Jim Tatum, the CEO of the Tri-County Fair, said the derby's draw is the oddity of witnessing vehicles mangle one another in a large arena filled with people. "It's 2007 and they're tearing up equipment in front of a huge crowd," Tatum said. "That's exciting, people like crashing."
The derby is a place where legends, of a sort, are born, according to Dave Mull, owner of Dave's Auto Parts in Lone Pine, Mull, a ten-year participant and former champion of the event, remembers one night in 1985 in particular as a derby filled with drama, excitement, and for one man, redemption.
Mull's story doesn't start in the tension-filled Mike Boothe Memorial Arena in the Bishop fairgrounds, but, rather, on a spring day in an Independence divorce court earlier that year. Mechanic Dave Daughtry sat across the courtroom from his ex-wife and listened intently as the judge handed over many of the couple's possessions to the woman -including Daughtry's beloved 1972 Mercury Cyclone GT.
The car intrigued the crafty Bill's Automotive mechanic - and his lawyer.
"The judge said I had to give the title and possession of the car to her, that's all he said about it," Daughtry, now an eighteen-year equipment operator for Inyo County, said. The judge's lack of specificity triggered a light in Daughtry, and he approached his lawyer with an idea. Daughtry, a seven-time participant in the derby, decided that the judge had essentially armed him with a soon-to-be-legendary derby vehicle.
"I brought it up with the lawyer, and he said to 'derby it,'" Daughtry said. "That's when things got interesting."
At that point, Daughtry and other mechanics at Bill's Auto Repair decided that they had no choice but to properly prepare the vehicle for its denouement.
"We made it a true hot rod," Daughtry said. "We stripped it down and put in a new engine and transmission. We painted it with about two thousand dollars' worth of paint. It looked more like a stock car than anything you'd see in the derby."
Rick Wuester, a former Lone Pine mechanic who helped build the car, lent credence to the car's alleged class.
"It was such a pretty car, it was smooth as a baby's butt," Wuester said. "We spent a year getting that thing ready. When it was time to take it to Bishop we drove it down 395 and the deputies and police looked the other way, since it wasn't street legal.

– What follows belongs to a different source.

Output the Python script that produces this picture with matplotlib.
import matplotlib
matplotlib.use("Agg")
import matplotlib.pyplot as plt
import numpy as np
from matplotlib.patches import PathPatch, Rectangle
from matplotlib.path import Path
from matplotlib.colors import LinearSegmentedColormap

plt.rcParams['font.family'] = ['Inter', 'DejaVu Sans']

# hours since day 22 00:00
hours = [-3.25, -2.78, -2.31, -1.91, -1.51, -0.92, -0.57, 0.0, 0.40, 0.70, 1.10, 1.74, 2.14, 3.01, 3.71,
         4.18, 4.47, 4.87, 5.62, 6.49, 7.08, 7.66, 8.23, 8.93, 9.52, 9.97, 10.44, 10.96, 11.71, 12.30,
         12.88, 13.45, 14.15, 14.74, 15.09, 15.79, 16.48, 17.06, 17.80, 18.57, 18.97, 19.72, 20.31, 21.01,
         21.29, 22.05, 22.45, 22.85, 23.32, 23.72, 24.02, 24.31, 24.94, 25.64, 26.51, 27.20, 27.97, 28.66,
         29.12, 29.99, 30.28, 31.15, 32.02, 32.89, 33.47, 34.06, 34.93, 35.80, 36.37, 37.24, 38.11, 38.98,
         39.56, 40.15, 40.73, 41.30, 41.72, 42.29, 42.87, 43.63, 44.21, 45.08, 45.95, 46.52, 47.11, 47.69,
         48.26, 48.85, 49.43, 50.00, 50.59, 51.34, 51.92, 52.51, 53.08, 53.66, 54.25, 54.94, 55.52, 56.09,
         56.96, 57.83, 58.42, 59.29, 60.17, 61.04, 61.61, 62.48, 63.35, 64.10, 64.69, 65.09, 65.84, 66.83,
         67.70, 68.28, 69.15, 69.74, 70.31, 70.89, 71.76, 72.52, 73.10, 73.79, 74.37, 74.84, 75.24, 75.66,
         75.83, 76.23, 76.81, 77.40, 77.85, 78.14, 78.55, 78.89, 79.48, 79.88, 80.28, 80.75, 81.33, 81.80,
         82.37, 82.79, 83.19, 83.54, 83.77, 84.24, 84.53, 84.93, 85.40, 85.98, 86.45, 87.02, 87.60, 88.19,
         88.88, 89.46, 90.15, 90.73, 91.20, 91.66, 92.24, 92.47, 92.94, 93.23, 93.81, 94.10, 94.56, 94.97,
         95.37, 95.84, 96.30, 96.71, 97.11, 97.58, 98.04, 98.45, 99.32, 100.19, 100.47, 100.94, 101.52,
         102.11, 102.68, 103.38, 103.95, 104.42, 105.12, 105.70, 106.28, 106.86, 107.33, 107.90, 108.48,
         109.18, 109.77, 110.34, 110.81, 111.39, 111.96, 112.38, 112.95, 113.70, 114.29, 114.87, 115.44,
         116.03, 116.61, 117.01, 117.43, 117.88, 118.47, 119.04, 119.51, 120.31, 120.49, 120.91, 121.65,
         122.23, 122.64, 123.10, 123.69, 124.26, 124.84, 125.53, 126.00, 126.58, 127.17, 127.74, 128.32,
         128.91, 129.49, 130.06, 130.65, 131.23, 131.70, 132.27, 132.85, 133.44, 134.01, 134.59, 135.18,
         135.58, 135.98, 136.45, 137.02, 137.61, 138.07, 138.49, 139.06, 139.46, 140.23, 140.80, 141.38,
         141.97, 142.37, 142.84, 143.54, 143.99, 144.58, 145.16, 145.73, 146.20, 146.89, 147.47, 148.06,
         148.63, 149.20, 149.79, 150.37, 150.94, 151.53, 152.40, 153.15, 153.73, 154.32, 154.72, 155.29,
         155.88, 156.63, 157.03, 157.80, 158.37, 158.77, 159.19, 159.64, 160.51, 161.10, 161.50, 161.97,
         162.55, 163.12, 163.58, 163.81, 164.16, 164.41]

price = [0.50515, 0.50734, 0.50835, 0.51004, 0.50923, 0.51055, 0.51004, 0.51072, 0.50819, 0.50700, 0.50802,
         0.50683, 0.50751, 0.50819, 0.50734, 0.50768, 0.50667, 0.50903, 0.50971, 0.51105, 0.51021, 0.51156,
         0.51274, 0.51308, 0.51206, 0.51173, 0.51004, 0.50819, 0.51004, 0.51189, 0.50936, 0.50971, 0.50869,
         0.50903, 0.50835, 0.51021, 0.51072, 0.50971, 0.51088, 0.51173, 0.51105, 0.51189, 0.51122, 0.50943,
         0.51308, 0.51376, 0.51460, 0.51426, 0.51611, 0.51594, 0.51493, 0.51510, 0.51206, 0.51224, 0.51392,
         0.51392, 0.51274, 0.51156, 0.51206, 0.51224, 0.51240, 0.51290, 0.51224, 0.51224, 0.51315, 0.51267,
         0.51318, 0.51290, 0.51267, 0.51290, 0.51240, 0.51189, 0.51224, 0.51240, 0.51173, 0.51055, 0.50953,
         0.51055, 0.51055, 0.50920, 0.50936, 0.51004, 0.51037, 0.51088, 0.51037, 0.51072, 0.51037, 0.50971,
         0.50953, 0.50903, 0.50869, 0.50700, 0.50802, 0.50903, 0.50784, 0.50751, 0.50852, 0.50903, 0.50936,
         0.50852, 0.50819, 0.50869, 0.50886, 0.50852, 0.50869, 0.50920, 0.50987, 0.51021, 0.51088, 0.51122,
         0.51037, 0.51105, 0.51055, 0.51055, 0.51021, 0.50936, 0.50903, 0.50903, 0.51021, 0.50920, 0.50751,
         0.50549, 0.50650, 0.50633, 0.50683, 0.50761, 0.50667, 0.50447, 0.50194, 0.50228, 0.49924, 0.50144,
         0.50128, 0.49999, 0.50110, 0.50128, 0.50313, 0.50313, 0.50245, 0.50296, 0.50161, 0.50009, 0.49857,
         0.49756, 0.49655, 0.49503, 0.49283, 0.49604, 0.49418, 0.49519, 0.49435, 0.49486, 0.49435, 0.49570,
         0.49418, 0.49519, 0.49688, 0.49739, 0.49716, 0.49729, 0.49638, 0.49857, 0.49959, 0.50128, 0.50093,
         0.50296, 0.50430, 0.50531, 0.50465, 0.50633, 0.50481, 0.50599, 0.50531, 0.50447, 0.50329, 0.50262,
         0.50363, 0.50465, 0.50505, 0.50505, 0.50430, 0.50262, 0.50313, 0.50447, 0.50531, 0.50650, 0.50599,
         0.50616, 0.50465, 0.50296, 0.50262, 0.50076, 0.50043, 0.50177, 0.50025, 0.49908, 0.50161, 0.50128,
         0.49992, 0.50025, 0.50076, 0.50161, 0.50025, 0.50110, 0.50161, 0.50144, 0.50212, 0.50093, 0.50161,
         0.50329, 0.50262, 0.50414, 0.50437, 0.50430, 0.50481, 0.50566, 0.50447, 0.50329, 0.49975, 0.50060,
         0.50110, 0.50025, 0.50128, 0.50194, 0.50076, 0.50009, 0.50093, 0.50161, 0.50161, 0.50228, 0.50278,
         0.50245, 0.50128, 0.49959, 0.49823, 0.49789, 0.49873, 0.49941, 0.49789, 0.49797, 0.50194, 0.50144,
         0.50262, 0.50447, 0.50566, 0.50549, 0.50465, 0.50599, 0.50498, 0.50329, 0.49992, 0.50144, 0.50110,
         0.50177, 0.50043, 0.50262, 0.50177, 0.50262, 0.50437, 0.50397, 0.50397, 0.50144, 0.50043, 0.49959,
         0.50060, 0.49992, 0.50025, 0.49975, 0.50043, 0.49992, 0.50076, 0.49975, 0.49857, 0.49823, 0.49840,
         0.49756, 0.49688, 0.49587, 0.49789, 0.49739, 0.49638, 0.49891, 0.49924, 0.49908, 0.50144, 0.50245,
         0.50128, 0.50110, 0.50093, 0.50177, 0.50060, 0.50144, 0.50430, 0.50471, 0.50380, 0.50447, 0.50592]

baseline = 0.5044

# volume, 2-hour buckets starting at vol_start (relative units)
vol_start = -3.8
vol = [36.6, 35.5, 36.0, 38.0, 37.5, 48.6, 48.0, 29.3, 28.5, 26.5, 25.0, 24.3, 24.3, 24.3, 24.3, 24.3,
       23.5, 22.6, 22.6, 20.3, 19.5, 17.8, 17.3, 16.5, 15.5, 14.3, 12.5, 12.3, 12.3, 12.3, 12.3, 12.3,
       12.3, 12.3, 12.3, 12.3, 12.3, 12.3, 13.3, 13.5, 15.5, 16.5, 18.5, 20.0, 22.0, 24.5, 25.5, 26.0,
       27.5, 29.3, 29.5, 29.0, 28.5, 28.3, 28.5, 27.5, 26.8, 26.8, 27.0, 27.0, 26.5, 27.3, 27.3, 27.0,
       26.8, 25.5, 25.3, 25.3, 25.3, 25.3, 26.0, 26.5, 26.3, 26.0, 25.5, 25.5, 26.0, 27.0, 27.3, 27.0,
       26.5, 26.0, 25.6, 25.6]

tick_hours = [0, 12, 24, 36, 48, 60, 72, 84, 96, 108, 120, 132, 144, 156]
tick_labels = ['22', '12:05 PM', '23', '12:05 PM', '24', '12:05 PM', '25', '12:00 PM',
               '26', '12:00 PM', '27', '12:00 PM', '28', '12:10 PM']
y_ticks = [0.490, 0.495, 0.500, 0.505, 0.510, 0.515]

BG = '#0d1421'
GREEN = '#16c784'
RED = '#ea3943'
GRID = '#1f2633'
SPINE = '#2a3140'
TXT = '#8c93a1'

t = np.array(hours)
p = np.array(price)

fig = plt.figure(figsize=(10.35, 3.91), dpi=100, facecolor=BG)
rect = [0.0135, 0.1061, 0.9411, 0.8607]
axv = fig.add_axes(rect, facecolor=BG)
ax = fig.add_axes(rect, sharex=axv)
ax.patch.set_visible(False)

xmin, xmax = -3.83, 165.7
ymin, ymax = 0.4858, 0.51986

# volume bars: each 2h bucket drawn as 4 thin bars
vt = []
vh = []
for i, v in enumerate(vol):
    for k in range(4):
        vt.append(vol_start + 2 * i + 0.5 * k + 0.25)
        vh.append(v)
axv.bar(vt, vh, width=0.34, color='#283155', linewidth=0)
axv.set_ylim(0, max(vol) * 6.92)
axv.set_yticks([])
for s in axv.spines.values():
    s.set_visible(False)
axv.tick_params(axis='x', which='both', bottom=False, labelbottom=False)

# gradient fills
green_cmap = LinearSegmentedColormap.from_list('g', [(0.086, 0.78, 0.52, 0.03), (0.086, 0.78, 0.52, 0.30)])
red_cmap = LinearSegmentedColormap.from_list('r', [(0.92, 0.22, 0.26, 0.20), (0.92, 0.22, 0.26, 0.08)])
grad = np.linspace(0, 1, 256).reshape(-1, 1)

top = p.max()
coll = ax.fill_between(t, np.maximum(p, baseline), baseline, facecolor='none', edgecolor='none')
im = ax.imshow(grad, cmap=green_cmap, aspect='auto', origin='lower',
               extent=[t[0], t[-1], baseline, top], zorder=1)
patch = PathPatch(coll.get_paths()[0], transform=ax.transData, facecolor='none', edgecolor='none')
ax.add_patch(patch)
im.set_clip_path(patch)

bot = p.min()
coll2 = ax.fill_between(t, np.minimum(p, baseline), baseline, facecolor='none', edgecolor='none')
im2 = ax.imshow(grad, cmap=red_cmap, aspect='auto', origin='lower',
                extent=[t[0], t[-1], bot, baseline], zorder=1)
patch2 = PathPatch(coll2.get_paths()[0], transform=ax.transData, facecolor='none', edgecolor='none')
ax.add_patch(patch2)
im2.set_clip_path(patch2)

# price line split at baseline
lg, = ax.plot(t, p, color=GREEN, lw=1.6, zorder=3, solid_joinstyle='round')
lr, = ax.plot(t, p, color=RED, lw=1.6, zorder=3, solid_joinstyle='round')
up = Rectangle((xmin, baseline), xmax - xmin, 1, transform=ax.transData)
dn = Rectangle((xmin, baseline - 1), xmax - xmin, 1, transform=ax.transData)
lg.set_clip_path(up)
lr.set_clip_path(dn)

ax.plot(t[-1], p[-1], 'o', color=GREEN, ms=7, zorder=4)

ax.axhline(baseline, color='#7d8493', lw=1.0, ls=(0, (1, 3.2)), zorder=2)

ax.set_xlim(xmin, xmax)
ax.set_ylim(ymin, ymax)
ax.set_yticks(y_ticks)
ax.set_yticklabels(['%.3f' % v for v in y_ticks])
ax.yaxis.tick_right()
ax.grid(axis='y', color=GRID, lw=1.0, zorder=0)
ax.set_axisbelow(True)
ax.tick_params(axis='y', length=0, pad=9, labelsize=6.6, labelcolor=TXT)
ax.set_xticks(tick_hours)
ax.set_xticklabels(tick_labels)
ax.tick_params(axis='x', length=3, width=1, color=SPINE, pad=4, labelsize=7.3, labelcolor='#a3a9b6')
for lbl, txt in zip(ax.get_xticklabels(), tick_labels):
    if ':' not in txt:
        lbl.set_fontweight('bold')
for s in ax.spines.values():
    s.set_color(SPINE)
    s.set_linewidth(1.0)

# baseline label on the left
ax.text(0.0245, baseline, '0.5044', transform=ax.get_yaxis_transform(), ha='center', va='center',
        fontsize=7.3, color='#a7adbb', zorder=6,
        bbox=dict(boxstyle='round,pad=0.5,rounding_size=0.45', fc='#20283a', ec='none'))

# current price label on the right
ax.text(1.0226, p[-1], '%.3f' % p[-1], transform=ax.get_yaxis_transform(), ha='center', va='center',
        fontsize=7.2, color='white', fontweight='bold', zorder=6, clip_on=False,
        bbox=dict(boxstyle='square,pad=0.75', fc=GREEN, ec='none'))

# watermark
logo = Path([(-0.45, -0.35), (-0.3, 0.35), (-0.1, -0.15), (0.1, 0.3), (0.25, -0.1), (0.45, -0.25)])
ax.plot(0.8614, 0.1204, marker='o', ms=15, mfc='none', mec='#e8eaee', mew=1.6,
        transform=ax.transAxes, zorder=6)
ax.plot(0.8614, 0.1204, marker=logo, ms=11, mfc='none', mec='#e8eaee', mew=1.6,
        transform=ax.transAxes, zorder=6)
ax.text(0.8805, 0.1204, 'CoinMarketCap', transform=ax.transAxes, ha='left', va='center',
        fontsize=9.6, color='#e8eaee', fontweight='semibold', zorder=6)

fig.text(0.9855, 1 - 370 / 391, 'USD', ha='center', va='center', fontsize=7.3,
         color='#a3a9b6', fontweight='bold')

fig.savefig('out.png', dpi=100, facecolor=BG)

"We stopped in front of the local businesses that sponsored the car and took pictures with all of them."
When Daughtry rolled into the arena on a hot, late-summer Bishop night, no one could believe that such a car would be entered in such an event. But for Daughtry, it was his symbolic moment of salvation.

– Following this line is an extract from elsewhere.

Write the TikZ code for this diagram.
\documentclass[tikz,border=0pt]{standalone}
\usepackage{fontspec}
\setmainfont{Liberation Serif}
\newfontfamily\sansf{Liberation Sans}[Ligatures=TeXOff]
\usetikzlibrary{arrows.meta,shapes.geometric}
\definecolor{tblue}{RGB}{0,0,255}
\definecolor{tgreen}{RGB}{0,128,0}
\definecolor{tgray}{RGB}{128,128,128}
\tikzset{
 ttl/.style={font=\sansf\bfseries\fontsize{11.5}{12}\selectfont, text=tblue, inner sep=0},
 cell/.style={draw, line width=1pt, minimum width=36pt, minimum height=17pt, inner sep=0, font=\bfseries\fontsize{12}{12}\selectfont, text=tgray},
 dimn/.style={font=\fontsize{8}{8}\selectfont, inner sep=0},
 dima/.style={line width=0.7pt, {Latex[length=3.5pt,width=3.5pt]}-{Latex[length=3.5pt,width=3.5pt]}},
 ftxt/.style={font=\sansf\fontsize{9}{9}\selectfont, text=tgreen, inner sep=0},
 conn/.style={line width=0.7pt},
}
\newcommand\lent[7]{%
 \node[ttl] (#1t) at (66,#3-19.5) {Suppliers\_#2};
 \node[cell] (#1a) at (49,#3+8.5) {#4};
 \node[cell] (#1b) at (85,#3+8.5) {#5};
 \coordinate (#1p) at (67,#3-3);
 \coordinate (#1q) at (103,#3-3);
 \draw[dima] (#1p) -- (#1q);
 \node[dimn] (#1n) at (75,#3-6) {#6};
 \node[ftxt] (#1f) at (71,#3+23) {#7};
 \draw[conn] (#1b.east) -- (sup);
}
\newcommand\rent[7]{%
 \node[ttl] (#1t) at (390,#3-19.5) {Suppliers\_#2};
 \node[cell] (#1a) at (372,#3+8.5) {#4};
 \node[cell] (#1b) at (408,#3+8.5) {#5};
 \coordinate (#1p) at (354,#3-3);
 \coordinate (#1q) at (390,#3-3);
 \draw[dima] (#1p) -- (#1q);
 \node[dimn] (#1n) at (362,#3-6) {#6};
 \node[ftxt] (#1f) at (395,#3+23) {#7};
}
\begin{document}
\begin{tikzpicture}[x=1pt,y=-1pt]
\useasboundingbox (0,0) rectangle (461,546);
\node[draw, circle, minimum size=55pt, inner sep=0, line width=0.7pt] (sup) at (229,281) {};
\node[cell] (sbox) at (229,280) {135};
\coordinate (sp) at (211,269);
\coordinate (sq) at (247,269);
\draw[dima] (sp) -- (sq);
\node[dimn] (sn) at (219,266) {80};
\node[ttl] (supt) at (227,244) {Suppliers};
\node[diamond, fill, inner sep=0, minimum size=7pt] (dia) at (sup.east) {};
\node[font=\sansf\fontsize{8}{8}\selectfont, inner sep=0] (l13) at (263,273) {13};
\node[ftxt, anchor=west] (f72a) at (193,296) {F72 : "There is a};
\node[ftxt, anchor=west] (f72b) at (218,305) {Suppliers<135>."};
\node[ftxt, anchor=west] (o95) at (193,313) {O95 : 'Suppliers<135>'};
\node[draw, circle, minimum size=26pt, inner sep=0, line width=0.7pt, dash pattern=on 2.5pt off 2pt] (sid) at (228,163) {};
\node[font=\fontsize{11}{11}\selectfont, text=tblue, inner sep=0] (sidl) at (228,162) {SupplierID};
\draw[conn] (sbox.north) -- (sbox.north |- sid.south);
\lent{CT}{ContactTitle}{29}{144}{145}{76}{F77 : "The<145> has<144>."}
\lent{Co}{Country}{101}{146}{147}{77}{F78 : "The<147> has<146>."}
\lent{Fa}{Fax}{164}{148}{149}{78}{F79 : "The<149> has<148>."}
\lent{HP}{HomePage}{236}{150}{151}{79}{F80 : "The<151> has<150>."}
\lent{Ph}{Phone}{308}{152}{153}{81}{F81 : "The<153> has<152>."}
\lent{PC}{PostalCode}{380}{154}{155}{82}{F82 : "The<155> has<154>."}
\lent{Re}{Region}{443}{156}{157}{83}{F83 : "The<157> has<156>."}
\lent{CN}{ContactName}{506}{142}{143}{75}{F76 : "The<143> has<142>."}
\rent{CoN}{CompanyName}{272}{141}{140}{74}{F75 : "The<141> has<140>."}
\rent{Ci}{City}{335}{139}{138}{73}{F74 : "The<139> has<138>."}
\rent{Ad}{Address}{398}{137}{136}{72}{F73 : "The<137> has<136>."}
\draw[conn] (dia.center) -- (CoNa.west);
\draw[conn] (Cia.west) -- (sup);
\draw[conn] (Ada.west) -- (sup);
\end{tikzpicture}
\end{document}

"Everyone starts out the derby trying not to get hit, but I was just looking for collisions," Daughtry said. "After everything that happened, you know, it was total redemption."
After the derby, Daughtry took the wreck back to Lone Pine and prepared the car for its transfer of ownership. The real moment of liberation came, though, when Daughtry's ex-wife arrived to pick up the car with her new boyfriend.
"She showed up looking for it and didn't recognize it in the parking lot out front," Daughtry said. "I told her it was the car right outside that said 'Love you, from Dave,' on the hood. She threw a fit right there and left with it. That's the last I heard of that car."
"I don't remember exactly how the relationship ended - who pissed off who and so forth, but that was a classic example of getting even with an ex-wife," Mull said.
"He didn't win that derby, but he left to a standing ovation. It's a night we will remember around here for a long time."